#### [EXERCISE TASK]
Write the listing below out again exactly, dropping the images.
***
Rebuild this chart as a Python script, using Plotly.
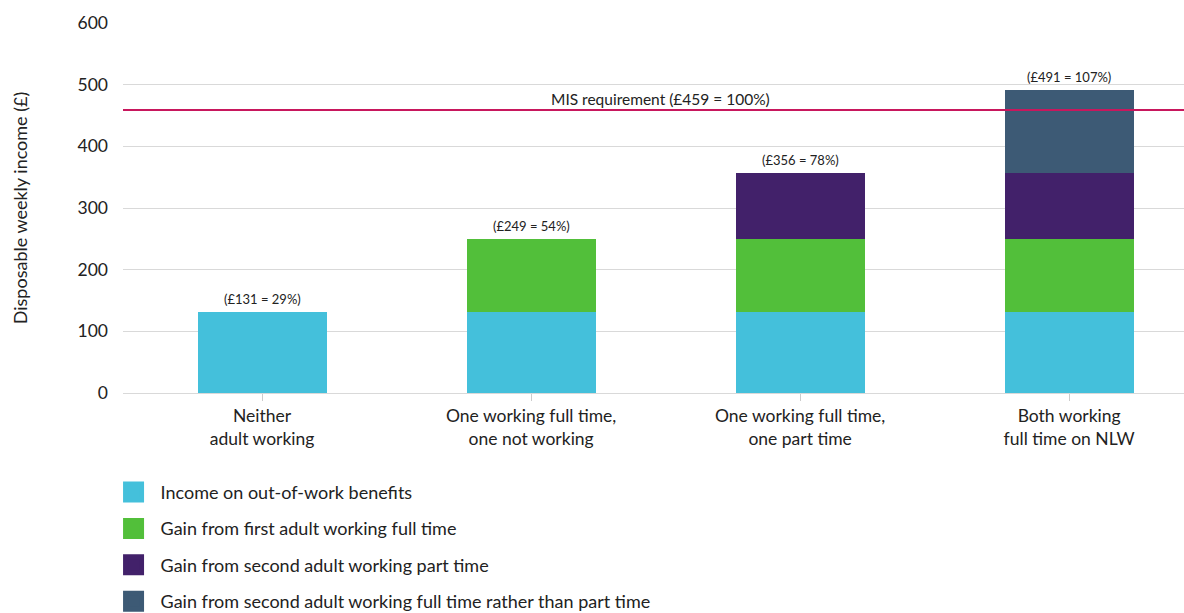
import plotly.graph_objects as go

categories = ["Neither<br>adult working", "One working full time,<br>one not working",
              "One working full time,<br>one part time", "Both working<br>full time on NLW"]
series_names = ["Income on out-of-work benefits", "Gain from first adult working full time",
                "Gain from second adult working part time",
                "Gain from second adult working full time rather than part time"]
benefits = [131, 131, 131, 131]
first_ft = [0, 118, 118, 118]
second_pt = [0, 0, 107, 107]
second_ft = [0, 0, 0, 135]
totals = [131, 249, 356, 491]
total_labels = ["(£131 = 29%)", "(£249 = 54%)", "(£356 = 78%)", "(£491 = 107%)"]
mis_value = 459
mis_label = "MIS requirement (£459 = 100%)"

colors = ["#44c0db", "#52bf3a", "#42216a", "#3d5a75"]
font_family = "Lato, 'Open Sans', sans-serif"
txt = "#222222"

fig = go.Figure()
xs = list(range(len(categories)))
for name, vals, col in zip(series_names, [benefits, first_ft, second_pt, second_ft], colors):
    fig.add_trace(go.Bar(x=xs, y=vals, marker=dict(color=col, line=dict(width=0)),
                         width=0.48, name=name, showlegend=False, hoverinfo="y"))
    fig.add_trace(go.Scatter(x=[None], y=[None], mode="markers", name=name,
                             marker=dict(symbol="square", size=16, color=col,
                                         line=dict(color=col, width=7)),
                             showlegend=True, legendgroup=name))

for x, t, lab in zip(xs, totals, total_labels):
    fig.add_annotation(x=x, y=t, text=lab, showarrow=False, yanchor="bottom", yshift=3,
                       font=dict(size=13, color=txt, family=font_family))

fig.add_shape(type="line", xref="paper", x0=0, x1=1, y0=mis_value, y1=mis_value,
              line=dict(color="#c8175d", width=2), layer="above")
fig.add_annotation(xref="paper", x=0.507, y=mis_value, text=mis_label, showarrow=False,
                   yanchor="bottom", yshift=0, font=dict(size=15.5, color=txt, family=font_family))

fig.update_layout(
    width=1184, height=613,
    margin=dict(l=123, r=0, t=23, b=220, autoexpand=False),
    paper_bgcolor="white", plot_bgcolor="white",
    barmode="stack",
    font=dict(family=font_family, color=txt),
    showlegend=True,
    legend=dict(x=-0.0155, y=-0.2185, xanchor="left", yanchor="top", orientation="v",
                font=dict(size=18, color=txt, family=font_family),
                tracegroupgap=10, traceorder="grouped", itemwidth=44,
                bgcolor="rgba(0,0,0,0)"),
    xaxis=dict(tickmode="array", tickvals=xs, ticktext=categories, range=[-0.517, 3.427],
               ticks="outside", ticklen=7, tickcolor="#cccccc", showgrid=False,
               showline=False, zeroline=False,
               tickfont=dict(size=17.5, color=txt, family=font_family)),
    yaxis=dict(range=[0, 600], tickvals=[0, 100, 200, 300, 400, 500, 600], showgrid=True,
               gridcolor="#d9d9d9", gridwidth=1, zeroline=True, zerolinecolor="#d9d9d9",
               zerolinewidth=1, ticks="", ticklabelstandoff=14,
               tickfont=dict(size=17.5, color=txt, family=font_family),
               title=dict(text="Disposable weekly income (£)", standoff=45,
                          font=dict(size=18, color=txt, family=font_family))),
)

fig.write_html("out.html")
***
#### [SOLUTION FOR THIS PROBLEM]
Rebuild this chart as a Python script, using Plotly.
import plotly.graph_objects as go

categories = ["Neither<br>adult working", "One working full time,<br>one not working",
              "One working full time,<br>one part time", "Both working<br>full time on NLW"]
series_names = ["Income on out-of-work benefits", "Gain from first adult working full time",
                "Gain from second adult working part time",
                "Gain from second adult working full time rather than part time"]
benefits = [131, 131, 131, 131]
first_ft = [0, 118, 118, 118]
second_pt = [0, 0, 107, 107]
second_ft = [0, 0, 0, 135]
totals = [131, 249, 356, 491]
total_labels = ["(£131 = 29%)", "(£249 = 54%)", "(£356 = 78%)", "(£491 = 107%)"]
mis_value = 459
mis_label = "MIS requirement (£459 = 100%)"

colors = ["#44c0db", "#52bf3a", "#42216a", "#3d5a75"]
font_family = "Lato, 'Open Sans', sans-serif"
txt = "#222222"

fig = go.Figure()
xs = list(range(len(categories)))
for name, vals, col in zip(series_names, [benefits, first_ft, second_pt, second_ft], colors):
    fig.add_trace(go.Bar(x=xs, y=vals, marker=dict(color=col, line=dict(width=0)),
                         width=0.48, name=name, showlegend=False, hoverinfo="y"))
    fig.add_trace(go.Scatter(x=[None], y=[None], mode="markers", name=name,
                             marker=dict(symbol="square", size=16, color=col,
                                         line=dict(color=col, width=7)),
                             showlegend=True, legendgroup=name))

for x, t, lab in zip(xs, totals, total_labels):
    fig.add_annotation(x=x, y=t, text=lab, showarrow=False, yanchor="bottom", yshift=3,
                       font=dict(size=13, color=txt, family=font_family))

fig.add_shape(type="line", xref="paper", x0=0, x1=1, y0=mis_value, y1=mis_value,
              line=dict(color="#c8175d", width=2), layer="above")
fig.add_annotation(xref="paper", x=0.507, y=mis_value, text=mis_label, showarrow=False,
                   yanchor="bottom", yshift=0, font=dict(size=15.5, color=txt, family=font_family))

fig.update_layout(
    width=1184, height=613,
    margin=dict(l=123, r=0, t=23, b=220, autoexpand=False),
    paper_bgcolor="white", plot_bgcolor="white",
    barmode="stack",
    font=dict(family=font_family, color=txt),
    showlegend=True,
    legend=dict(x=-0.0155, y=-0.2185, xanchor="left", yanchor="top", orientation="v",
                font=dict(size=18, color=txt, family=font_family),
                tracegroupgap=10, traceorder="grouped", itemwidth=44,
                bgcolor="rgba(0,0,0,0)"),
    xaxis=dict(tickmode="array", tickvals=xs, ticktext=categories, range=[-0.517, 3.427],
               ticks="outside", ticklen=7, tickcolor="#cccccc", showgrid=False,
               showline=False, zeroline=False,
               tickfont=dict(size=17.5, color=txt, family=font_family)),
    yaxis=dict(range=[0, 600], tickvals=[0, 100, 200, 300, 400, 500, 600], showgrid=True,
               gridcolor="#d9d9d9", gridwidth=1, zeroline=True, zerolinecolor="#d9d9d9",
               zerolinewidth=1, ticks="", ticklabelstandoff=14,
               tickfont=dict(size=17.5, color=txt, family=font_family),
               title=dict(text="Disposable weekly income (£)", standoff=45,
                          font=dict(size=18, color=txt, family=font_family))),
)

fig.write_html("out.html")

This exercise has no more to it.